July 24, 2003
MOORE-ON (via Southerner and Brian Boys)
Michael Moore, Humbug (Kay S. Hymowitz, Summer 2003, City Journal)Recently a wealthy Chicago couple named Drobney announced their plan to bankroll a left-wing talk radio station. They needn't bother: the Left already has a multimedia star-and even without a radio station, he's bigger than Rush, has more fans than O'Reilly, and sells books faster than Coulter. Followers plead with this "folk hero for the American people" to run for president. Reviewers compare him to Twain, Voltaire, and Swift. Unlike Rush and company, the appeal of this blue-collar megastar extends far beyond the hoi polloi. Hollywood and Manhattan agents wave gazillion-dollar contracts in front of his face. He wins prestigious awards that will never grace the Limbaugh or O'Reilly dens-Oscars, Emmys, Writer's Guild Awards, and jury prizes at Cannes (where his latest movie received a record 13-minute standing ovation). People stop him on the streets of Berlin, Paris, and London-where, according to Andrew Collins of the Guardian, they consider him "the people's filmmaker."

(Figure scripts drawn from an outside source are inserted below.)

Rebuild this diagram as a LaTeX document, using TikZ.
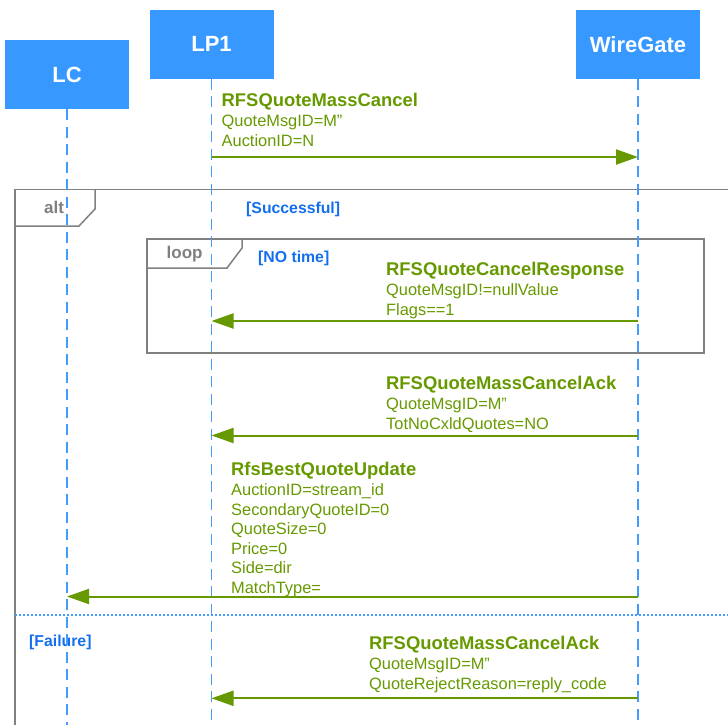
\documentclass[tikz,border=0pt]{standalone}
\usepackage{fontspec}
\setmainfont{Liberation Sans}
\usetikzlibrary{arrows.meta}
\definecolor{actorblue}{RGB}{55,153,255}
\definecolor{lifeblue}{RGB}{66,156,255}
\definecolor{msggreen}{RGB}{102,153,0}
\definecolor{guardblue}{RGB}{20,110,240}
\definecolor{framegray}{RGB}{128,128,128}

\begin{document}
\begin{tikzpicture}[x=1pt,y=-1pt,
  actor/.style={fill=actorblue, draw=none, text=white,
    font=\fontsize{22}{24}\selectfont\bfseries,
    minimum width=124pt, minimum height=69pt, inner sep=0pt, anchor=north},
  lifeline/.style={draw=lifeblue, line width=1.5pt, dash pattern=on 11pt off 6.5pt},
  msg/.style={draw=msggreen, line width=2pt, -{Triangle[length=22pt,width=15pt]}},
  msgtitle/.style={text=msggreen, font=\fontsize{18.4}{20}\selectfont\bfseries,
    anchor=base west, inner sep=0pt},
  msgline/.style={text=msggreen, font=\fontsize{16.4}{20}\selectfont,
    anchor=base west, inner sep=0pt},
  frame/.style={draw=framegray, line width=1.5pt},
  framelabel/.style={text=framegray, font=\fontsize{17}{20}\selectfont\bfseries,
    anchor=base west, inner sep=0pt},
  guard/.style={text=guardblue, font=\fontsize{15.8}{18}\selectfont\bfseries,
    anchor=base west, inner sep=0pt},
  separator/.style={draw=lifeblue, line width=1.5pt, dash pattern=on 2pt off 2pt},
]
\useasboundingbox (0,0) rectangle (728,725);
\clip (0,0) rectangle (728,725);

% combined fragments
\draw[frame] (15,189.5) rectangle (760,760);
\draw[frame] (95,189.5) -- (95,209) -- (79,226) -- (15,226);
\node[framelabel] (altlbl) at (44,213) {alt};
\node[guard] (g1) at (246,213.5) {[Successful]};

\draw[frame] (147,239) rectangle (704,353);
\draw[frame] (242,239) -- (242,248) -- (227,268) -- (147,268);
\node[framelabel] (looplbl) at (166.5,258) {loop};
\node[guard] (g2) at (258,262.3) {[NO time]};

\draw[separator] (15,615) -- (728,615);
\node[guard] (g3) at (29,646) {[Failure]};

% participants
\node[actor] (lc) at (67,40) {LC};
\node[actor] (lp1) at (211.5,9.5) {LP1};
\node[actor] (wg) at (638,9.5) {WireGate};

\coordinate (lcend) at (67,725);
\coordinate (lp1end) at (211.5,725);
\coordinate (wgend) at (638,725);
\draw[lifeline] (lc.south) -- (lcend);
\draw[lifeline] (lp1.south) -- (lp1end);
\draw[lifeline] (wg.south) -- (wgend);

% message 1
\node[msgtitle] (m1t) at (221.5,106) {RFSQuoteMassCancel};
\node[msgline] (m1a) at (221.5,126) {QuoteMsgID=M”};
\node[msgline] (m1b) at (221.5,146) {AuctionID=N};
\draw[msg] (lp1 |- 0,157) -- (wg |- 0,157);

% message 2
\node[msgtitle] (m2t) at (386,275) {RFSQuoteCancelResponse};
\node[msgline] (m2a) at (386,295) {QuoteMsgID!=nullValue};
\node[msgline] (m2b) at (386,315) {Flags==1};
\draw[msg] (wg |- 0,321) -- (lp1 |- 0,321);

% message 3
\node[msgtitle] (m3t) at (386,389.5) {RFSQuoteMassCancelAck};
\node[msgline] (m3a) at (386,409.5) {QuoteMsgID=M”};
\node[msgline] (m3b) at (386,429) {TotNoCxldQuotes=NO};
\draw[msg] (wg |- 0,435.5) -- (lp1 |- 0,435.5);

% message 4
\node[msgtitle] (m4t) at (231,475.7) {RfsBestQuoteUpdate};
\node[msgline] (m4a) at (231,495.5) {AuctionID=stream\_id};
\node[msgline] (m4b) at (231,515) {SecondaryQuoteID=0};
\node[msgline] (m4c) at (231,534.5) {QuoteSize=0};
\node[msgline] (m4d) at (231,554) {Price=0};
\node[msgline] (m4e) at (231,573.5) {Side=dir};
\node[msgline] (m4f) at (231,593) {MatchType=};
\draw[msg] (wg |- 0,596.5) -- (lc |- 0,596.5);

% message 5
\node[msgtitle] (m5t) at (369,649.3) {RFSQuoteMassCancelAck};
\node[msgline] (m5a) at (369,669.5) {QuoteMsgID=M”};
\node[msgline] (m5b) at (369,689.3) {QuoteRejectReason=reply\_code};
\draw[msg] (wg |- 0,698.3) -- (lp1 |- 0,698.3);
\end{tikzpicture}
\end{document}
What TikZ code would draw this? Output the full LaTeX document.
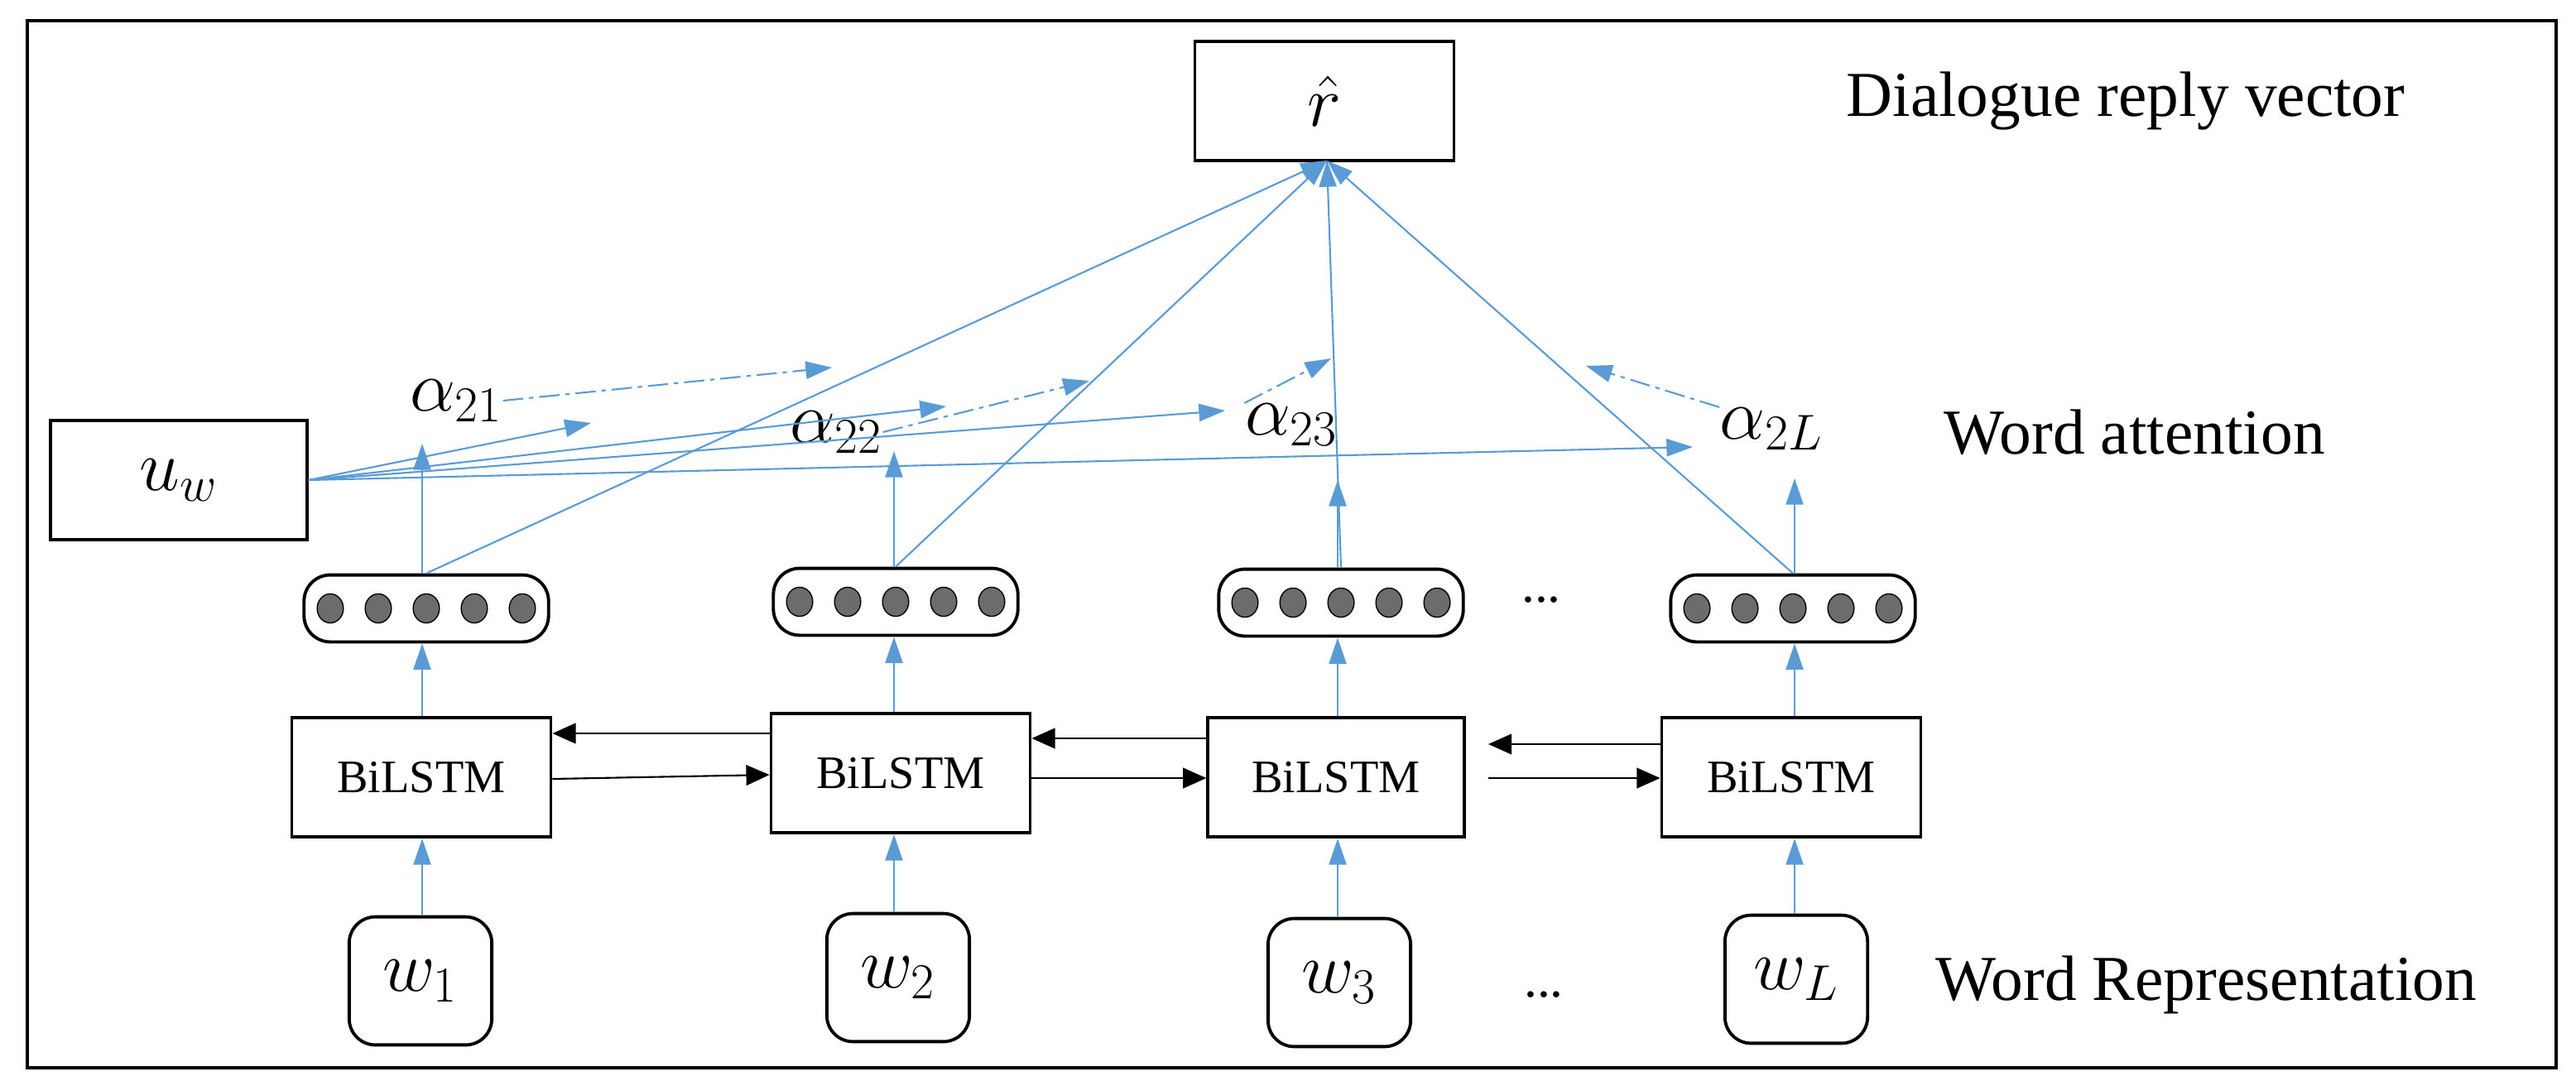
\documentclass[tikz,border=0pt]{standalone}
\usepackage{fontspec}
\setmainfont{Liberation Serif}
\usetikzlibrary{arrows.meta,shapes.geometric}
\definecolor{ablue}{RGB}{91,155,213}
\begin{document}
\begin{tikzpicture}[x=0.01cm,y=-0.01cm,
  box/.style={draw,line width=1.1pt,inner sep=0,rectangle},
  rbox/.style={draw,line width=1.1pt,inner sep=0,rounded corners=9pt},
  ba/.style={ablue,line width=0.6pt,-{Triangle[length=9pt,width=6pt]}},
  bd/.style={ablue,line width=0.6pt,dash pattern=on 7pt off 2pt on 1.5pt off 2pt,-{Triangle[length=9pt,width=6pt]}},
  ka/.style={black,line width=0.6pt,-{Triangle[length=8pt,width=7pt]}},
  dot/.style={draw,fill=gray!85!black,ellipse,minimum width=9pt,minimum height=10pt,inner sep=0,line width=0.4pt},
  lab/.style={font=\fontsize{22}{24}\selectfont,anchor=west,inner sep=0},
  mth/.style={font=\fontsize{26}{28}\selectfont,inner sep=0},
  bil/.style={font=\fontsize{16}{18}\selectfont}]
\useasboundingbox (0,0) rectangle (3112,1311);
\draw[line width=1.2pt] (33,25) rectangle (3088,1290);
% top
\node[box,minimum width=89pt,minimum height=41pt,mth] (r) at (1600,122) {$\hat{r}$};
\node[lab] (t1) at (2230,122) {Dialogue reply vector};
\node[lab] (t2) at (2348,522) {Word attention};
\node[lab] (t3) at (2338,1190) {Word Representation};
\node[box,minimum width=88pt,minimum height=41pt,mth] (u) at (216,580) {$u_w$};
% alphas
\node[mth] (a1) at (551,484) {$\alpha_{21}$};
\node[mth] (a2) at (1010,522) {$\alpha_{22}$};
\node[mth] (a3) at (1560,513) {$\alpha_{23}$};
\node[mth] (a4) at (2140,518) {$\alpha_{2L}$};
% hidden boxes
\foreach \i/\cx/\cy in {1/515/735,2/1082/727,3/1620/728,4/2166/735}{
  \node[rbox,minimum width=84pt,minimum height=23pt] (h\i) at (\cx,\cy) {};
  \foreach \k in {-2,-1,0,1,2}{\node[dot] at (\cx+\k*58,\cy) {};}
}
\node[font=\fontsize{18}{20}\selectfont] (d1) at (1862,725) {...};
% BiLSTM
\node[box,minimum width=89pt,minimum height=41pt,bil] (b1) at (509,939) {BiLSTM};
\node[box,minimum width=89pt,minimum height=41pt,bil] (b2) at (1088,934) {BiLSTM};
\node[box,minimum width=88pt,minimum height=41pt,bil] (b3) at (1614,939) {BiLSTM};
\node[box,minimum width=89pt,minimum height=41pt,bil] (b4) at (2164,939) {BiLSTM};
% words
\foreach \i/\cx/\cy/\t in {1/508/1185/w_1,2/1085/1181/w_2,3/1618/1187/w_3,4/2170/1183/w_L}{
  \node[rbox,minimum width=49pt,minimum height=44pt,mth] (w\i) at (\cx,\cy) {$\t$};
}
\node[font=\fontsize{18}{20}\selectfont] (d2) at (1865,1202) {...};
% vertical blue arrows
\coordinate (x1) at (510,0); \coordinate (x2) at (1080,0);
\coordinate (x3) at (1616,0); \coordinate (x4) at (2168,0);
\foreach \i in {1,2,3,4}{
  \draw[ba] (w\i.north -| x\i) -- (b\i.south -| x\i);
  \draw[ba] (b\i.north -| x\i) -- (h\i.south -| x\i);
}
\coordinate (e1) at (510,536); \coordinate (e2) at (1080,545);
\coordinate (e3) at (1616,580); \coordinate (e4) at (2168,578);
\draw[ba] (e1|-h1.north) -- (e1);
\draw[ba] (e2|-h2.north) -- (e2);
\draw[ba] (e3|-h3.north) -- (e3);
\draw[ba] (e4|-h4.north) -- (e4);
% hidden to r
\coordinate (rt) at (1603,194);
\draw[ba] (h1.north) -- (rt);
\draw[ba] (h2.north) -- (rt);
\draw[ba] (h3.north) -- (rt);
\draw[ba] (h4.north) -- (rt);
% u_w lines
\coordinate (p1) at (714,511); \coordinate (p2) at (1143,491);
\coordinate (p3) at (1480,496); \coordinate (p4) at (2045,540);
\foreach \p in {p1,p2,p3,p4}{\draw[ba] (u.east) -- (\p);}
% dashed
\coordinate (q1) at (1005,444); \coordinate (q2) at (1316,460);
\coordinate (q3) at (1608,433); \coordinate (q4) at (1916,442);
\draw[bd] (a1.east) -- (q1);
\draw[bd] (a2.east) -- (q2);
\draw[bd] (a3.north west) -- (q3);
\draw[bd] (a4.north west) -- (q4);
% black horizontal
\draw[ka] (b2.west|-0,886) -- (b1.east|-0,886);
\draw[ka] (b1.east|-0,941) -- (b2.west|-0,936);
\draw[ka] (b3.west|-0,892) -- (b2.east|-0,892);
\draw[ka] (b2.east|-0,940) -- (b3.west|-0,940);
\coordinate (g1) at (1798,899); \coordinate (g2) at (1798,940);
\draw[ka] (b4.west|-0,899) -- (g1);
\draw[ka] (g2) -- (b4.west|-0,940);
\end{tikzpicture}
\end{document}
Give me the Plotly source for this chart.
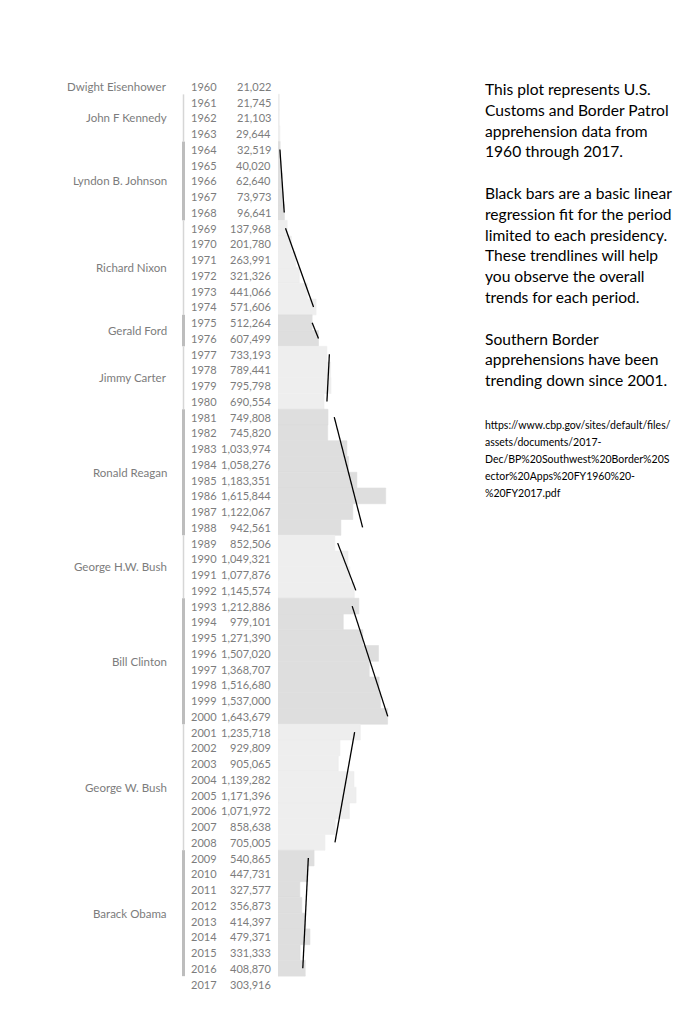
import numpy as np
import plotly.graph_objects as go

# apprehensions per fiscal year, 1960-2017
years = list(range(1960, 2018))
apprehensions = [
    21022, 21745, 21103, 29644, 32519, 40020, 62640, 73973, 96641, 137968,
    201780, 263991, 321326, 441066, 571606, 512264, 607499, 733193, 789441, 795798,
    690554, 749808, 745820, 1033974, 1058276, 1183351, 1615844, 1122067, 942561, 852506,
    1049321, 1077876, 1145574, 1212886, 979101, 1271390, 1507020, 1368707, 1516680, 1537000,
    1643679, 1235718, 929809, 905065, 1139282, 1171396, 1071972, 858638, 705005, 540865,
    447731, 327577, 356873, 414397, 479371, 331333, 408870, 303916,
]

presidents = ["Dwight Eisenhower", "John F Kennedy", "Lyndon B. Johnson", "Richard Nixon",
              "Gerald Ford", "Jimmy Carter", "Ronald Reagan", "George H.W. Bush",
              "Bill Clinton", "George W. Bush", "Barack Obama"]
term_start = [1960, 1961, 1964, 1969, 1975, 1977, 1981, 1989, 1993, 2001, 2009]
term_end = [1960, 1963, 1968, 1974, 1976, 1980, 1988, 1992, 2000, 2008, 2016]
has_bars = [False, True, True, True, True, True, True, True, True, True, True]
has_trend = [False, False, True, True, True, True, True, True, True, True, True]

notes = [
    "This plot represents U.S.",
    "Customs and Border Patrol",
    "apprehension data from",
    "1960 through 2017.",
    "",
    "Black bars are a basic linear",
    "regression fit for the period",
    "limited to each presidency.",
    "These trendlines will help",
    "you observe the overall",
    "trends for each period.",
    "",
    "Southern Border",
    "apprehensions have been",
    "trending down since 2001.",
]
source = [
    "https://www.cbp.gov/sites/default/files/",
    "assets/documents/2017-",
    "Dec/BP%20Southwest%20Border%20S",
    "ector%20Apps%20FY1960%20-",
    "%20FY2017.pdf",
]

LIGHT = "#eeeeee"
DARK = "#dedede"
LABEL = "#7c7c7c"
FONT = "Lato"
W, H = 685, 1024
PAD = 8  # the page body adds an 8px margin around the plot


def px(x):
    return (x - PAD) / W


def py(y):
    return 1 - (y - PAD) / H


fig = go.Figure()

for i, name in enumerate(presidents):
    if not has_bars[i]:
        continue
    yrs = [y for y in years if term_start[i] <= y <= term_end[i]]
    vals = [apprehensions[years.index(y)] for y in yrs]
    color = DARK if i % 2 == 0 else LIGHT
    fig.add_trace(go.Bar(
        x=vals, y=yrs, orientation="h", width=1,
        marker=dict(color=color, line=dict(width=0.6, color=color)),
        hoverinfo="x+y", showlegend=False,
    ))
    # bracket on the left of the year column
    dark = i % 2 == 0
    fig.add_shape(
        type="line", xref="paper", yref="y",
        x0=px(183.5), x1=px(183.5), y0=term_start[i] - 0.5, y1=term_end[i] + 0.5,
        line=dict(color="#bdbdbd" if dark else "#d6d6d6", width=3 if dark else 1.5),
    )

# linear fit per presidency
for i, name in enumerate(presidents):
    if not has_trend[i]:
        continue
    yrs = [y for y in years if term_start[i] <= y <= term_end[i]]
    vals = [apprehensions[years.index(y)] for y in yrs]
    slope, icpt = np.polyfit(yrs, vals, 1)
    ends = [yrs[0], yrs[-1]]
    fig.add_trace(go.Scatter(
        x=[slope * e + icpt for e in ends], y=ends, mode="lines",
        line=dict(color="black", width=1.3), hoverinfo="skip", showlegend=False,
    ))

annotations = []
for yr, v in zip(years, apprehensions):
    annotations.append(dict(x=px(189), xref="paper", y=yr, yref="y", text=str(yr),
                            xanchor="left", yanchor="middle", showarrow=False,
                            font=dict(size=11, color=LABEL, family=FONT)))
    annotations.append(dict(x=px(273), xref="paper", y=yr, yref="y", text=f"{v:,}",
                            xanchor="right", yanchor="middle", showarrow=False,
                            font=dict(size=11, color=LABEL, family=FONT)))

for i, name in enumerate(presidents):
    annotations.append(dict(x=px(169), xref="paper", y=(term_start[i] + term_end[i]) / 2, yref="y",
                            text=name, xanchor="right", yanchor="middle", showarrow=False,
                            font=dict(size=11.5, color=LABEL, family=FONT)))

for k, line in enumerate(notes):
    if line:
        annotations.append(dict(x=px(483), xref="paper", y=py(89 + k * 20.8), yref="paper",
                                text=line, xanchor="left", yanchor="middle", showarrow=False,
                                font=dict(size=15.6, color="black", family=FONT)))

for k, line in enumerate(source):
    annotations.append(dict(x=px(483), xref="paper", y=py(425 + k * 17), yref="paper",
                            text=line, xanchor="left", yanchor="middle", showarrow=False,
                            font=dict(size=10.5, color="black", family=FONT)))

row = 15.746
top_px = 86.5 - PAD
fig.update_layout(
    width=W, height=H,
    margin=dict(l=0, r=0, t=0, b=0),
    paper_bgcolor="white", plot_bgcolor="white",
    barmode="overlay",
    xaxis=dict(domain=[px(278), px(478)], range=[0, 3.0e6], visible=False, fixedrange=True),
    yaxis=dict(range=[1960 + (H - top_px) / row, 1960 - top_px / row],
               visible=False, fixedrange=True),
    annotations=annotations,
)

fig.write_html("out.html")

He is, of course, Michael Moore [...]
In May, I went to see Moore give a talk to graduating seniors at a liberal arts college outside New York City, and it was easy to see why the kids went nuts. Moore recalled the Left as I remembered it in the "you-can-change-the-world" sixties-funny, confident, passionate, idealistic, full of possibility. As you might expect, he poked fun at conservatives, but also at liberals, those long-suffering targets of political satirists. "You must have a conservative in your family-an uncle or someone," he said confidingly. "That person never loses his car keys. He has every key marked: this SUV, that SUV. Our [the liberal] side goes [in a timid, whiny voice], `Do you know where my car keys are? . . . Where do you want to go to dinner?' `Gee, I don't know. Where do you want to go to dinner?' Right-wingers go [slamming the podium] `GET IN THE CAR! WE'RE GOING TO SIZZLER!' "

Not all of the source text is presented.